Cluster-Based Control of Transition-Independent MDPs

This work studies efficient solution methods for cluster-based control policies of transition-independent Markov decision processes (TI-MDPs). We focus on control of multi-agent systems, whereby a central planner (CP) influences agents to select desirable group behavior. The agents are partitioned into disjoint clusters whereby agents in the same cluster receive the same controls but agents in different clusters may receive different controls. Under mild assumptions, this process can be modeled as a TI-MDP where each factor describes the behavior of one cluster. The action space of the TI-MDP becomes exponential with respect to the number of clusters. To efficiently find a policy in this rapidly scaling space, we propose a clustered Bellman operator that optimizes over the action space for one cluster at any evaluation.
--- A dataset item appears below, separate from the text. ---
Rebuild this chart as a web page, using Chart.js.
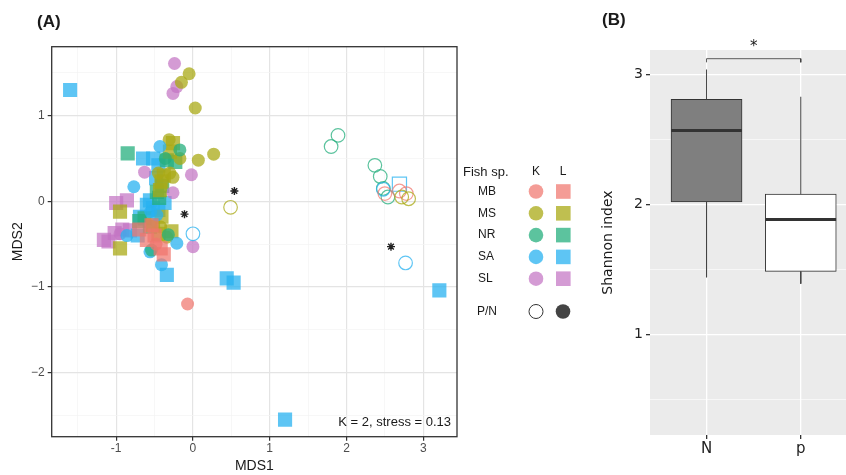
<!DOCTYPE html>
<html>
<head>
<meta charset="utf-8">
<script src="https://cdn.jsdelivr.net/npm/chart.js@4.4.1/dist/chart.umd.min.js"></script>
<style>
body{margin:0;background:#fff;width:846px;height:475px;overflow:hidden;position:relative}
#chartA{position:absolute;left:0;top:0}
#chartB{position:absolute;left:590px;top:0}
</style>
</head>
<body>
<canvas id="chartA" width="600" height="475"></canvas>
<canvas id="chartB" width="256" height="475"></canvas>
<script>
// ---- panel A: NMDS coordinates [MDS1, MDS2] ----
const species = ['MB', 'MS', 'NR', 'SA', 'SL'];
const speciesColors = ['rgba(240,118,110,0.72)', 'rgba(170,170,22,0.75)', 'rgba(38,175,125,0.75)', 'rgba(40,178,240,0.75)', 'rgba(196,116,196,0.72)'];

// K = circle, L = square ; open = P, filled = N
const mbCircle = [[-0.07,-1.20],[-0.48,-0.50]];
const mbSquare = [[-0.70,-0.33],[-0.60,-0.45],[-0.50,-0.40],[-0.42,-0.55],[-0.38,-0.62],[-0.54,-0.28]];
const mbOpen = [[2.50,0.09],[2.69,0.12],[2.78,0.09]];

const msCircle = [[-0.05,1.49],[-0.15,1.39],[0.03,1.09],[-0.31,0.72],[-0.17,0.50],[0.07,0.48],[0.27,0.55],[-0.45,0.33],[-0.30,0.33],[-0.26,0.28],[-0.42,-0.30],[-0.34,-0.42]];
const msSquare = [[-0.26,0.68],[-0.30,0.58],[-0.38,0.30],[-0.41,0.23],[-0.43,0.13],[-0.95,-0.12],[-0.41,-0.18],[-0.52,-0.28],[-0.45,-0.38],[-0.28,-0.35],[-0.95,-0.55]];
const msOpen = [[0.49,-0.07],[2.72,0.05],[2.81,0.03]];

const nrCircle = [[-0.17,0.60],[-0.32,-0.39],[-0.54,-0.57],[-0.36,0.50]];
const nrSquare = [[-0.85,0.56],[-0.34,0.48],[-0.23,0.46],[-0.40,0.18],[-0.47,0.11],[-0.44,0.04],[-0.63,-0.20],[-0.70,-0.23],[-0.56,-0.30]];
const nrOpen = [[1.89,0.77],[1.80,0.64],[2.37,0.42],[2.44,0.29],[2.48,0.15],[2.54,0.05]];

const saCircle = [[-0.43,0.64],[-0.77,0.17],[-0.47,-0.16],[-0.86,-0.40],[-0.21,-0.49],[-0.56,-0.59],[-0.41,-0.74],[-0.55,-0.12]];
const saSquare = [[-1.60,1.30],[-0.65,0.50],[-0.52,0.50],[-0.45,0.42],[-0.48,0.27],[-0.60,-0.04],[-0.52,-0.08],[-0.37,-0.02],[-0.69,-0.18],[-0.56,0.01],[-0.45,-0.10],[-0.72,-0.40],[-0.34,-0.86],[0.44,-0.90],[0.53,-0.95],[3.21,-1.04],[1.20,-2.55]];
const saOpen = [[0.0,-0.38],[2.48,0.14],[2.77,-0.72]];
const saOpenSquare = [[2.69,0.20]];

const slCircle = [[-0.24,1.61],[-0.21,1.34],[-0.26,1.26],[-0.63,0.34],[-0.02,0.31],[-0.26,0.10],[0.0,-0.53],[-0.95,-0.38]];
const slSquare = [[-1.00,-0.02],[-0.86,0.01],[-1.02,-0.37],[-1.10,-0.47],[-0.92,-0.33],[-0.82,-0.34],[-1.16,-0.45]];

const starMarks = [[-0.11,-0.15],[0.54,0.12],[2.58,-0.53]];

const xTicksA = [-1, 0, 1, 2, 3];
const yTicksA = [-2, -1, 0, 1];

// ---- panel B: Shannon index box plot ----
const groups = ['N', 'p'];
const boxMin = [1.44, 1.39];
const boxQ1 = [2.02, 1.485];
const boxMed = [2.57, 1.885];
const boxQ3 = [2.81, 2.08];
const boxMax = [3.04, 2.83];
const yTicksB = [1, 2, 3];

Chart.defaults.font.family = '"Liberation Sans", Arial, sans-serif';

function pts(arr) { return arr.map(p => ({x: p[0], y: p[1]})); }
function isMajor(v, list) { return list.some(t => Math.abs(t - v) < 1e-6); }
function withMinor(list, lo, hi) {
  let out = [];
  list.forEach(v => { out.push(v - 0.5, v, v + 0.5); });
  out = [...new Set(out.map(v => Math.round(v * 10) / 10))].filter(v => v > lo && v < hi);
  return out.sort((a, b) => a - b).map(v => ({value: v}));
}

function filledSet(arr, color, style) {
  return {data: pts(arr), pointStyle: style, pointRadius: style === 'rect' ? 10 : 6.5,
    backgroundColor: color, borderWidth: 0};
}
function openSet(arr, color, style) {
  return {data: pts(arr), pointStyle: style, pointRadius: style === 'rect' ? 10 : 6.8,
    backgroundColor: 'rgba(0,0,0,0)', borderColor: color, borderWidth: 1.2};
}

const c = speciesColors;
// first dataset is drawn on top
const datasetsA = [
  {data: pts(starMarks), pointStyle: 'star', pointRadius: 4, borderColor: '#222', borderWidth: 1.4},
  openSet(msOpen, c[1], 'circle'),
  openSet(mbOpen, c[0], 'circle'),
  openSet(saOpenSquare, c[3], 'rect'),
  openSet(saOpen, c[3], 'circle'),
  openSet(nrOpen, c[2], 'circle'),
  filledSet(mbSquare, c[0], 'rect'),
  filledSet(mbCircle, c[0], 'circle'),
  filledSet(nrCircle, c[2], 'circle'),
  filledSet(saCircle, c[3], 'circle'),
  filledSet(msCircle, c[1], 'circle'),
  filledSet(slCircle, c[4], 'circle'),
  filledSet(msSquare, c[1], 'rect'),
  filledSet(nrSquare, c[2], 'rect'),
  filledSet(saSquare, c[3], 'rect'),
  filledSet(slSquare, c[4], 'rect')
];

const panelA = {
  id: 'panelA',
  afterDraw(chart) {
    const {ctx, chartArea: a} = chart;
    ctx.save();
    ctx.strokeStyle = '#333';
    ctx.lineWidth = 1.3;
    ctx.strokeRect(a.left, a.top, a.right - a.left, a.bottom - a.top);

    ctx.fillStyle = '#1a1a1a';
    ctx.font = '13px "Liberation Sans", Arial';
    ctx.textAlign = 'right';
    ctx.textBaseline = 'middle';
    ctx.fillText('K = 2, stress = 0.13', a.right - 6, a.bottom - 14);

    ctx.font = 'bold 17px "Liberation Sans", Arial';
    ctx.textAlign = 'left';
    ctx.fillText('(A)', 37, 22);

    // legend
    ctx.font = '13px "Liberation Sans", Arial';
    ctx.fillText('Fish sp.', 463, 172);
    ctx.textAlign = 'center';
    ctx.font = '12px "Liberation Sans", Arial';
    ctx.fillText('K', 536, 172);
    ctx.fillText('L', 563, 172);
    species.forEach((s, i) => {
      const y = 191.5 + i * 21.8;
      ctx.textAlign = 'left';
      ctx.fillStyle = '#1a1a1a';
      ctx.fillText(s, 478, y);
      ctx.fillStyle = speciesColors[i];
      ctx.beginPath();
      ctx.arc(536, y, 7.3, 0, Math.PI * 2);
      ctx.fill();
      ctx.fillRect(556, y - 7.3, 14.6, 14.6);
    });
    const py = 311.5;
    ctx.fillStyle = '#1a1a1a';
    ctx.fillText('P/N', 477, py);
    ctx.strokeStyle = '#333';
    ctx.lineWidth = 1;
    ctx.beginPath();
    ctx.arc(536, py, 7, 0, Math.PI * 2);
    ctx.stroke();
    ctx.fillStyle = '#444';
    ctx.beginPath();
    ctx.arc(563, py, 7.3, 0, Math.PI * 2);
    ctx.fill();
    ctx.restore();
  }
};

function gridA(list) {
  return {
    color: ctx => isMajor(ctx.tick.value, list) ? '#e4e4e4' : '#f3f3f3',
    lineWidth: ctx => isMajor(ctx.tick.value, list) ? 1.2 : 0.7,
    tickColor: ctx => isMajor(ctx.tick.value, list) ? '#333' : 'rgba(0,0,0,0)',
    tickLength: 4
  };
}

new Chart(document.getElementById('chartA'), {
  type: 'scatter',
  data: {datasets: datasetsA},
  options: {
    responsive: false,
    animation: false,
    events: [],
    layout: {padding: {top: 46.7, right: 143, left: 0, bottom: 0}},
    plugins: {legend: {display: false}, tooltip: {enabled: false}},
    scales: {
      x: {
        type: 'linear', min: -1.84, max: 3.44,
        afterBuildTicks: s => { s.ticks = withMinor(xTicksA, -1.84, 3.44); },
        afterFit: s => { s.height = 38.3; },
        grid: gridA(xTicksA),
        border: {display: false},
        ticks: {
          autoSkip: false, maxRotation: 0, padding: 1, color: '#4d4d4d',
          font: {size: 12},
          callback: v => isMajor(v, xTicksA) ? String(v) : ''
        },
        title: {display: true, text: 'MDS1', color: '#1a1a1a', font: {size: 14}, padding: {top: 0, bottom: 0}}
      },
      y: {
        type: 'linear', min: -2.75, max: 1.806,
        afterBuildTicks: s => { s.ticks = withMinor(yTicksA, -2.75, 1.806); },
        afterFit: s => { s.width = 51.7; },
        grid: gridA(yTicksA),
        border: {display: false},
        ticks: {
          autoSkip: false, padding: 3, color: '#4d4d4d',
          font: {size: 12},
          callback: v => isMajor(v, yTicksA) ? (v < 0 ? '\u2212' + Math.abs(v) : String(v)) : ''
        },
        title: {display: true, text: 'MDS2', color: '#1a1a1a', font: {size: 14}, padding: {top: 10, bottom: 10}}
      }
    }
  },
  plugins: [panelA]
});

// ---- panel B ----
const groupPos = groups.map((g, i) => i + 1);
const boxHalf = 0.375;
const lineDs = (points, width, color) => ({
  type: 'line', data: points, borderColor: color, borderWidth: width,
  pointRadius: 0, fill: false, order: 1
});

const datasetsB = [];
groupPos.forEach((x, i) => {
  datasetsB.push(lineDs([{x: x - boxHalf, y: boxMed[i]}, {x: x + boxHalf, y: boxMed[i]}], 3, '#333'));
  datasetsB.push(lineDs([{x: x, y: boxQ3[i]}, {x: x, y: boxMax[i]}], 1, '#444'));
  datasetsB.push(lineDs([{x: x, y: boxQ1[i]}, {x: x, y: boxMin[i]}], 1, '#444'));
});
// significance bracket
datasetsB.push(lineDs([{x: 1, y: 3.095}, {x: 1, y: 3.123}, {x: 2, y: 3.123}, {x: 2, y: 3.095}], 0.8, '#333'));
datasetsB.push({
  type: 'bar',
  data: groupPos.map((x, i) => ({x: x, y: [boxQ1[i], boxQ3[i]]})),
  backgroundColor: ['#7f7f7f', '#ffffff'],
  borderColor: '#333',
  borderWidth: 1,
  borderSkipped: false,
  barThickness: 71,
  order: 2
});

const panelB = {
  id: 'panelB',
  beforeDraw(chart) {
    const {ctx, chartArea: a} = chart;
    ctx.save();
    ctx.fillStyle = '#ebebeb';
    ctx.fillRect(a.left, a.top, a.right - a.left, a.bottom - a.top);
    ctx.restore();
  },
  afterDraw(chart) {
    const {ctx, scales} = chart;
    ctx.save();
    ctx.fillStyle = '#1a1a1a';
    ctx.font = 'bold 17px "Liberation Sans", Arial';
    ctx.textBaseline = 'middle';
    ctx.fillText('(B)', 12, 20);
    ctx.font = '15px "DejaVu Sans"';
    ctx.textAlign = 'center';
    ctx.fillText('*', scales.x.getPixelForValue(1.5), 47);
    ctx.restore();
  }
};

function gridB(list) {
  return {
    color: '#ffffff',
    lineWidth: ctx => isMajor(ctx.tick.value, list) ? 1.3 : 0.6,
    tickColor: ctx => isMajor(ctx.tick.value, list) ? '#333' : 'rgba(0,0,0,0)',
    tickLength: 4,
    offset: false
  };
}

new Chart(document.getElementById('chartB'), {
  type: 'bar',
  data: {datasets: datasetsB},
  options: {
    responsive: false,
    animation: false,
    events: [],
    layout: {padding: {top: 50, right: 0, left: 0, bottom: 0}},
    plugins: {legend: {display: false}, tooltip: {enabled: false}},
    scales: {
      x: {
        type: 'linear', min: 0.4, max: 2.48, offset: false,
        afterBuildTicks: s => { s.ticks = groupPos.map(v => ({value: v})); },
        afterFit: s => { s.height = 40; },
        grid: gridB(groupPos),
        border: {display: false},
        ticks: {
          autoSkip: false, maxRotation: 0, padding: 1, color: '#222',
          font: {size: 15, family: '"DejaVu Sans"'},
          callback: v => groups[groupPos.indexOf(v)] || ''
        }
      },
      y: {
        type: 'linear', min: 0.225, max: 3.19,
        afterBuildTicks: s => { s.ticks = withMinor(yTicksB, 0.225, 3.19); },
        afterFit: s => { s.width = 60; },
        grid: gridB(yTicksB),
        border: {display: false},
        ticks: {
          autoSkip: false, padding: 3, color: '#222',
          font: {size: 14, family: '"DejaVu Sans"'},
          callback: v => isMajor(v, yTicksB) ? String(v) : ''
        },
        title: {display: true, text: 'Shannon index', color: '#1a1a1a', font: {size: 14, family: '"DejaVu Sans"'}, padding: {top: 10, bottom: 10}}
      }
    }
  },
  plugins: [panelB]
});
</script>
</body>
</html>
We present Clustered Value Iteration (CVI), which uses this operator to iteratively perform "round robin" optimization across the clusters. CVI converges exponentially faster than standard value iteration (VI), and can find policies that closely approximate the MDP's true optimal value. A special class of TI-MDPs with separable reward functions are investigated, and it is shown that CVI will find optimal policies on this class of problems. Finally, the optimal clustering assignment problem is explored. The value functions TI-MDPs with submodular reward functions are shown to be submodular functions, so submodular set optimization may be used to find a near optimal clustering assignment. We propose an iterative greedy cluster splitting algorithm, which yields monotonic submodular improvement in value at each iteration. Finally, simulations offer empirical assessment of the proposed methods.

翻译：本文研究针对转移独立马尔可夫决策过程（TI-MDP）的基于聚类控制策略的高效求解方法。我们聚焦于多智能体系统的控制问题，其中中央规划者（CP）通过影响智能体来选择期望的群体行为。智能体被划分为互不相交的聚类，同一聚类中的智能体接收相同的控制指令，而不同聚类中的智能体可能接收不同的控制指令。在温和假设下，该过程可建模为TI-MDP，其中每个因子描述一个聚类行为。TI-MDP的动作空间随聚类数量呈指数级增长。为了在该快速扩展的空间中高效求解策略，我们提出一种聚类贝尔曼算子，该算子在每次评估时仅针对一个聚类优化其动作空间。我们提出聚类值迭代（CVI）算法，该算子通过交替在各聚类间执行"循环赛"式优化。CVI的收敛速度比标准值迭代（VI）呈指数级加快，并能找到逼近MDP真实最优值的策略。研究了具有可分奖励函数的特殊TI-MDP类，证明CVI能在此类问题上找到最优策略。最后，探讨了最优聚类分配问题。研究表明，具有子模奖励函数的TI-MDP的值函数具有子模性，因此可利用子模集优化来寻找近似最优聚类分配。我们提出一种迭代贪心聚类分裂算法，该算法在每次迭代中能获得单调的子模值改进。最后，通过仿真对所提方法进行实证评估。